EXERCISE DESCRIPTION: Copy all of the material exactly. Pictures are not to appear in the copy.

DATA EXCERPT:
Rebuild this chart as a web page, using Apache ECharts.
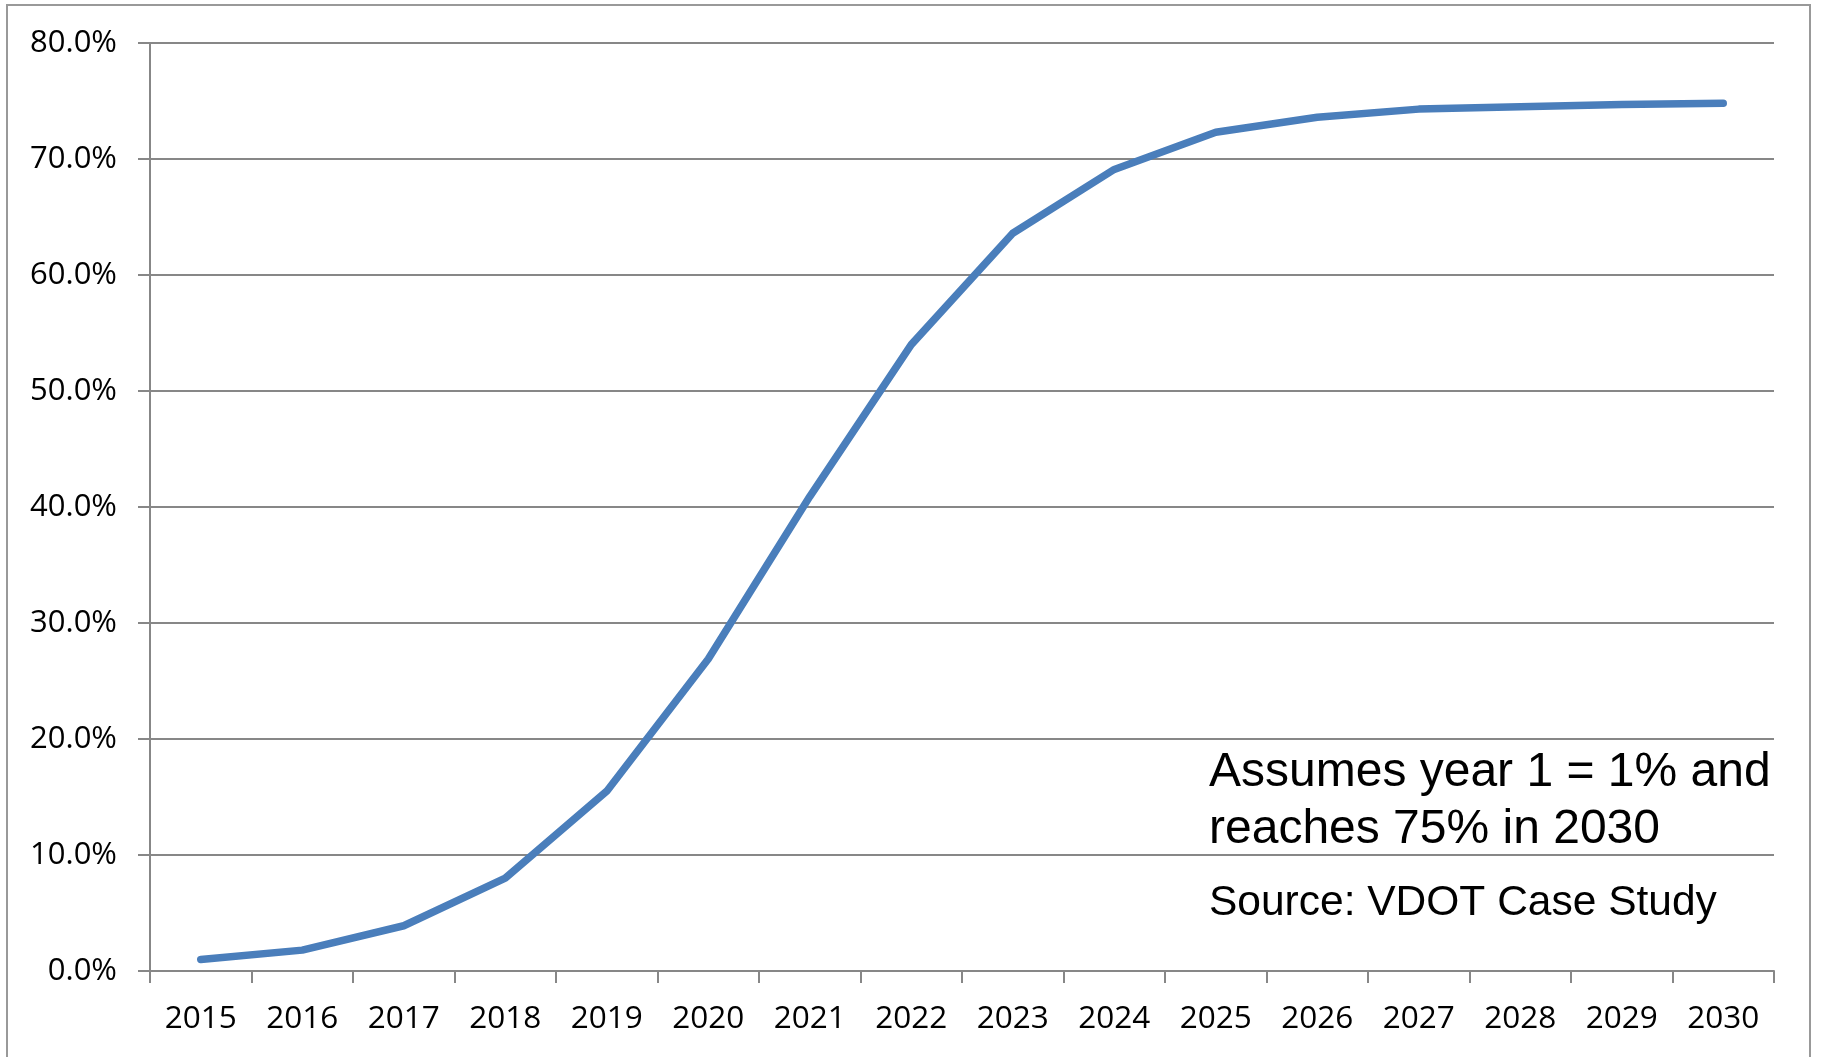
<!DOCTYPE html>
<html>
<head>
<meta charset="utf-8">
<script src="https://cdn.jsdelivr.net/npm/echarts@6/dist/echarts.min.js"></script>
<style>
  html, body { margin: 0; padding: 0; background: #fff; }
  #chart { width: 1823px; height: 1057px; }
</style>
</head>
<body>
<div id="chart"></div>
<script>
// years on the x axis
const years = ["2015", "2016", "2017", "2018", "2019", "2020", "2021", "2022",
  "2023", "2024", "2025", "2026", "2027", "2028", "2029", "2030"];
// adoption share, percent
const adoption = [1.0, 1.8, 3.9, 8.0, 15.5, 26.9, 40.9, 54.0,
  63.6, 69.1, 72.3, 73.6, 74.3, 74.5, 74.7, 74.8];
const yTicks = [0, 10, 20, 30, 40, 50, 60, 70, 80];
const noteLines = ["Assumes year 1 = 1% and", "reaches 75% in 2030"];
const sourceNote = "Source: VDOT Case Study";

const myChart = echarts.init(document.getElementById("chart"));

const gray = "#878787";

const option = {
  animation: false,
  grid: {
    left: 150,
    right: 49,
    top: 43,
    bottom: 86
  },
  xAxis: {
    type: "category",
    data: years,
    boundaryGap: true,
    axisLine: { lineStyle: { color: gray, width: 2 } },
    axisTick: { show: true, length: 12, lineStyle: { color: gray, width: 2 } },
    axisLabel: {
      color: "#000",
      fontFamily: "Open Sans",
      fontSize: 31.5,
      margin: 32
    },
    splitLine: { show: false }
  },
  yAxis: {
    type: "value",
    min: yTicks[0],
    max: yTicks[yTicks.length - 1],
    interval: 10,
    axisLine: { show: true, lineStyle: { color: gray, width: 2 } },
    axisTick: { show: true, length: 12, lineStyle: { color: gray, width: 2 } },
    axisLabel: {
      color: "#000",
      fontFamily: "Open Sans",
      fontSize: 31,
      margin: 33,
      formatter: function (v) { return v.toFixed(1) + "%"; }
    },
    splitLine: { show: true, lineStyle: { color: gray, width: 2 } }
  },
  series: [
    {
      type: "line",
      data: adoption,
      symbol: "none",
      lineStyle: { color: "#4a7ebb", width: 7.5, cap: "round", join: "round" }
    }
  ],
  graphic: [
    {
      type: "rect",
      shape: { x: 7, y: 5, width: 1803, height: 1100 },
      style: { fill: "none", stroke: "#999", lineWidth: 2 },
      silent: true
    },
    {
      type: "text",
      left: 1209,
      top: 749,
      style: {
        text: noteLines[0],
        font: "48px 'Liberation Sans', Arial, sans-serif",
        fill: "#000"
      }
    },
    {
      type: "text",
      left: 1209,
      top: 806,
      style: {
        text: noteLines[1],
        font: "48px 'Liberation Sans', Arial, sans-serif",
        fill: "#000"
      }
    },
    {
      type: "text",
      left: 1209,
      top: 882,
      style: {
        text: sourceNote,
        font: "42.5px 'Liberation Sans', Arial, sans-serif",
        fill: "#000"
      }
    }
  ]
};

myChart.setOption(option);
</script>
</body>
</html>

THE RESULT:
Rebuild this chart as a web page, using Apache ECharts.
<!DOCTYPE html>
<html>
<head>
<meta charset="utf-8">
<script src="https://cdn.jsdelivr.net/npm/echarts@6/dist/echarts.min.js"></script>
<style>
  html, body { margin: 0; padding: 0; background: #fff; }
  #chart { width: 1823px; height: 1057px; }
</style>
</head>
<body>
<div id="chart"></div>
<script>
// years on the x axis
const years = ["2015", "2016", "2017", "2018", "2019", "2020", "2021", "2022",
  "2023", "2024", "2025", "2026", "2027", "2028", "2029", "2030"];
// adoption share, percent
const adoption = [1.0, 1.8, 3.9, 8.0, 15.5, 26.9, 40.9, 54.0,
  63.6, 69.1, 72.3, 73.6, 74.3, 74.5, 74.7, 74.8];
const yTicks = [0, 10, 20, 30, 40, 50, 60, 70, 80];
const noteLines = ["Assumes year 1 = 1% and", "reaches 75% in 2030"];
const sourceNote = "Source: VDOT Case Study";

const myChart = echarts.init(document.getElementById("chart"));

const gray = "#878787";

const option = {
  animation: false,
  grid: {
    left: 150,
    right: 49,
    top: 43,
    bottom: 86
  },
  xAxis: {
    type: "category",
    data: years,
    boundaryGap: true,
    axisLine: { lineStyle: { color: gray, width: 2 } },
    axisTick: { show: true, length: 12, lineStyle: { color: gray, width: 2 } },
    axisLabel: {
      color: "#000",
      fontFamily: "Open Sans",
      fontSize: 31.5,
      margin: 32
    },
    splitLine: { show: false }
  },
  yAxis: {
    type: "value",
    min: yTicks[0],
    max: yTicks[yTicks.length - 1],
    interval: 10,
    axisLine: { show: true, lineStyle: { color: gray, width: 2 } },
    axisTick: { show: true, length: 12, lineStyle: { color: gray, width: 2 } },
    axisLabel: {
      color: "#000",
      fontFamily: "Open Sans",
      fontSize: 31,
      margin: 33,
      formatter: function (v) { return v.toFixed(1) + "%"; }
    },
    splitLine: { show: true, lineStyle: { color: gray, width: 2 } }
  },
  series: [
    {
      type: "line",
      data: adoption,
      symbol: "none",
      lineStyle: { color: "#4a7ebb", width: 7.5, cap: "round", join: "round" }
    }
  ],
  graphic: [
    {
      type: "rect",
      shape: { x: 7, y: 5, width: 1803, height: 1100 },
      style: { fill: "none", stroke: "#999", lineWidth: 2 },
      silent: true
    },
    {
      type: "text",
      left: 1209,
      top: 749,
      style: {
        text: noteLines[0],
        font: "48px 'Liberation Sans', Arial, sans-serif",
        fill: "#000"
      }
    },
    {
      type: "text",
      left: 1209,
      top: 806,
      style: {
        text: noteLines[1],
        font: "48px 'Liberation Sans', Arial, sans-serif",
        fill: "#000"
      }
    },
    {
      type: "text",
      left: 1209,
      top: 882,
      style: {
        text: sourceNote,
        font: "42.5px 'Liberation Sans', Arial, sans-serif",
        fill: "#000"
      }
    }
  ]
};

myChart.setOption(option);
</script>
</body>
</html>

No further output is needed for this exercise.